一般に書物を〈話し言葉〉(⇄〈書き言葉〉)で書くことは「わかりやすさ」や「親しみやすさ」を意図した行為だとされる。しかしいくつかの条件によっては、「著者/読者」の関係をことさら「教える人/教わる人」「わかっている人/わかっていない人」として位置づけ、著者をより権威的に、遠くに感じさせることになる気がする。とりわけ著者自身が完全に物にしているわけではないチャレンジングな内容の場合、未踏の領域を手探りで書き進んでいく行為と、〈話し言葉〉を選択することで強いられる「わかっている人」としての振る舞いが分裂しやすい。読者が文章と向き合うための拠りどころが宙吊りにされ、やさしいはずの〈話し言葉〉がむしろ難解になる。
〈書き言葉〉と〈話し言葉〉の大きな違いは、〈話し言葉〉はその言葉を向ける相手が本質的に限定されている(言葉の発信者と受信者が特定の関係を持っている)点にあるのではないだろうか。

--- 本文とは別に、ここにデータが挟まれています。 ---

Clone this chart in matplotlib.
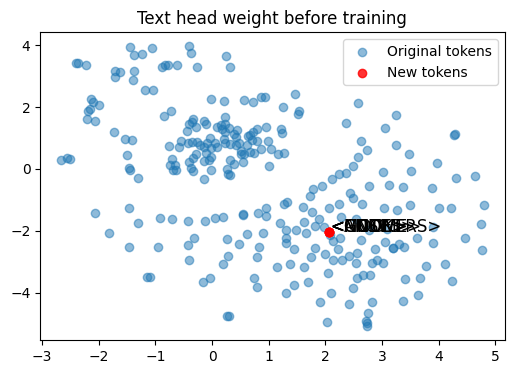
import matplotlib
matplotlib.use("Agg")
import matplotlib.pyplot as plt

# original token embeddings (2D projection)
orig_x = [
    -1.45, -1.38, -1.24, -1.06, -2.40, -2.37, -2.22, -1.71, -1.62, -1.71,
    -1.38, -1.40, -1.18, -1.04, -2.13, -2.10, -1.99, -2.15, -2.18, -2.21,
    -2.07, -1.73, -1.54, -1.41, -1.50, -2.66, -2.56, -2.50, -1.47, -1.45,
    -1.31,
    -0.41, -0.37, 0.25, 0.32, -0.89, -0.83, -0.78, -0.61, -0.26, -0.01,
    0.21, 0.56, 0.72, 0.86, 0.94, -0.72, -0.85, 0.22, -0.34, -0.36,
    -0.15, -0.41, -0.10, -0.29, 0.08, 0.15, 0.22, 0.30, 0.18, 0.44,
    0.79, 0.95, -0.44, 0.73, 0.67, 0.22, 0.38, 0.42, -0.04, 0.21,
    0.64, -0.55, -0.58, -0.76, -0.42, -0.35, -0.26, -0.21, -0.15, -0.09,
    -0.01, 0.06, 0.08, 0.23, 0.31, 0.42, 0.47, 0.61, 0.71, 0.79,
    0.86, 0.99, 0.51, 0.51, 0.56, 0.67, 0.74, -0.28, -0.34, -0.11,
    -0.01, -0.05, -0.14, 0.32, 0.39, 0.55, -0.71, -0.75, -0.66, -0.69,
    -0.64, -0.41, -0.37, -0.33, -0.01, 0.26, 0.28, 0.31, -0.15, 1.00,
    1.46, 1.25, 1.53, 1.51, 2.57, 2.36, 1.21, 1.23, 3.05, 1.04,
    1.16, 1.27, 2.63, 2.73, 2.57, 2.48, 2.36, 2.24, 2.12, 1.94,
    1.78, 2.77, 3.01,
    3.25, 4.26, 4.29, 3.24, 3.47, 3.97, 3.51, 3.13, 3.37, 3.88,
    4.31, 4.63,
    -2.06, -1.47, -1.31, -1.82, -1.47, -1.15, -1.09,
    -0.91, -0.71, -0.42, -0.12, 0.05, 0.19, 0.54, 0.55, 0.81, 0.95,
    0.95, -0.95, -0.32, -0.43, -0.41, 0.27, 0.48, 0.62, 0.90, 0.83,
    0.79, 0.28, 0.19, -0.16, -0.04, 0.74, 0.79, 0.27, 0.30,
    1.73, 2.43, 2.49, 1.27, 1.33, 1.60, 2.07, 2.24, 2.64, 3.04,
    1.76, 1.20, 1.31, 1.48, 1.62, 1.66, 1.88, 1.82, 1.97, 2.27,
    2.54, 1.31, 1.31, 1.44, 2.08, 2.14, 2.26, 2.22, 1.99, 1.82,
    2.62, 2.76, 3.08, 3.05, 2.88, 2.56, 2.42, 2.14, 2.29, 2.54,
    2.83, 2.91, 3.02, 1.75, 1.15, 1.38, 1.62, 2.05, 2.55, 2.67,
    2.78, 1.45, 1.69, 2.48, 1.30, 2.10, 1.91, 2.42, 2.82, 2.75,
    2.02, 2.71, 2.73, 2.73,
    3.26, 3.49, 4.00, 4.22, 4.79, 3.90, 4.74, 3.29, 3.19, 3.19,
    3.39, 3.62, 3.90, 4.46, 4.76, 3.77, 4.11, 3.40, 3.67, 4.23,
    3.63, 3.36,
]
orig_y = [
    3.93, 3.67, 3.71, 3.90, 3.41, 3.41, 3.36, 3.17, 3.13, 2.96,
    3.16, 2.86, 2.55, 2.55, 2.26, 2.17, 2.06, 1.95, 1.88, 1.60,
    1.55, 1.18, 0.96, 0.93, 0.44, 0.28, 0.35, 0.31, 0.04, -0.04,
    -0.31,
    3.97, 3.74, 3.65, 3.29, 3.29, 3.37, 3.37, 3.36, 3.29, 2.25,
    2.19, 2.23, 2.18, 2.32, 2.31, 1.87, 1.70, 1.67, 1.60, 1.52,
    1.56, 1.44, 1.45, 1.36, 1.35, 1.42, 1.45, 1.31, 1.28, 1.27,
    1.29, 1.34, 1.21, 1.20, 1.09, 1.20, 1.13, 1.04, 1.01, 0.97,
    1.06, 0.90, 0.71, 0.74, 0.83, 0.87, 0.86, 0.78, 0.72, 0.83,
    0.67, 0.83, 0.70, 0.85, 0.79, 0.76, 0.85, 0.78, 0.92, 0.89,
    0.65, 0.89, 0.59, 0.48, 0.48, 0.55, 0.52, 0.48, 0.35, 0.50,
    0.37, 0.29, 0.26, 0.28, 0.16, 0.21, 0.33, 0.13, 0.12, -0.04,
    -0.05, 0.23, 0.03, -0.06, -0.03, 0.00, -0.15, -0.21, -0.34, 0.09,
    2.42, 1.99, 1.86, 1.76, 2.12, 1.47, 1.29, 1.15, 1.31, 0.64,
    0.48, 0.53, 0.91, 0.61, 0.37, 0.09, -0.13, -0.15, -0.34, -0.55,
    -0.66, -0.55, -0.11,
    1.73, 1.10, 1.13, 0.76, 0.47, 0.18, -0.08, -0.52, -0.60, -0.62,
    -0.29, -0.22,
    -1.43, -1.25, -1.76, -2.06, -2.54, -3.51, -3.48,
    -1.60, -1.63, -1.67, -1.67, -1.60, -1.57, -1.50, -1.47, -1.41, -1.28,
    -1.52, -2.54, -2.22, -2.47, -2.96, -2.28, -2.42, -2.09, -2.06, -2.54,
    -2.85, -2.82, -3.06, -3.67, -3.54, -3.54, -3.83, -4.76, -4.76,
    -0.89, -0.79, -0.94, -1.15, -1.08, -1.23, -1.28, -1.12, -1.15, -1.28,
    -1.39, -1.76, -1.98, -1.96, -1.71, -2.06, -1.63, -1.85, -1.88, -1.57,
    -1.63, -2.23, -2.41, -2.60, -2.14, -2.34, -2.25, -2.60, -2.74, -2.55,
    -2.30, -1.99, -1.93, -2.36, -2.60, -2.72, -2.82, -2.96, -2.95, -3.03,
    -3.03, -2.96, -3.04, -2.85, -3.18, -3.09, -3.18, -3.36, -3.54, -3.44,
    -3.44, -3.74, -3.65, -3.84, -4.02, -4.00, -4.32, -4.38, -4.32, -4.67,
    -4.96, -4.93, -4.98, -5.08,
    -1.33, -1.18, -1.28, -1.28, -1.18, -1.87, -1.79, -2.44, -2.57, -2.57,
    -2.53, -2.25, -2.41, -2.22, -2.63, -3.15, -3.08, -3.57, -3.54, -3.63,
    -4.08, -4.26,
]

# added tokens all land on nearly the same spot
new_tokens = ["<CODE>", "<GNOME>", "<NOTES>", "<MOCK>", "<ANSWERS>"]
new_x = [2.06, 2.06, 2.06, 2.06, 2.06]
new_y = [-2.05, -2.05, -2.05, -2.05, -2.05]

fig = plt.figure(figsize=(5.15, 3.74), dpi=100)
plt.subplots_adjust(left=0.078, right=0.98, bottom=0.091, top=0.914)
plt.scatter(orig_x, orig_y, alpha=0.5, label="Original tokens")
plt.scatter(new_x, new_y, color="red", alpha=0.8, label="New tokens")
for tok, x, y in zip(new_tokens, new_x, new_y):
    plt.text(x + 0.03, y, tok, fontsize=12)
plt.title("Text head weight before training")
plt.legend(loc="upper right")
plt.savefig("out.png")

そうであれば、〈話し言葉〉のほうが敷居が低く誰にでも開放的だということはなく、むしろ一般にフォーマルとされる〈書き言葉〉よりも、〈話し言葉〉のほうが閉鎖的と言える。
学校を出て最初に入った雑誌の編集部で、「〇〇さんは書いてもらうと難しくなるからインタビュー形式で」みたいな話がよくあった。ある種の媒体にとってそれは確かに有効で、一時期『新建築』誌で多木浩二の評論がインタビュー形式でいくつか掲載されたのも、難しい(けれども有意義な)ものをわかりやすく載せたいという編集意図があったらしい。しかしそれは〈話し言葉〉で「書かれた」のではなく、あくまで〈話し言葉〉で「話された」ものが文章化されたのである。要するに〈話し言葉〉に「わかりやすさ」があるとすれば、それは文字を介さず、口で語られ耳で聞かれるレベルで言葉が組み立てられた場合においてであり、そのレベル以上で文章を書こうとすれば、やはり基本的には〈書き言葉〉のほうがわかりやすくなりやすいのだと思う。
〈話し言葉〉で書かれたものを声に出して読んでみたとき、それを聞く人が無理なく内容を把握できるかどうか。それが〈話し言葉〉で書くか否かの一つの基準になるかもしれない。もちろんそうした常識的な基準がありえるからこそ、それを逆手にとった〈話し言葉〉ならではの様々な文学的表現も成り立ちうるのだろう。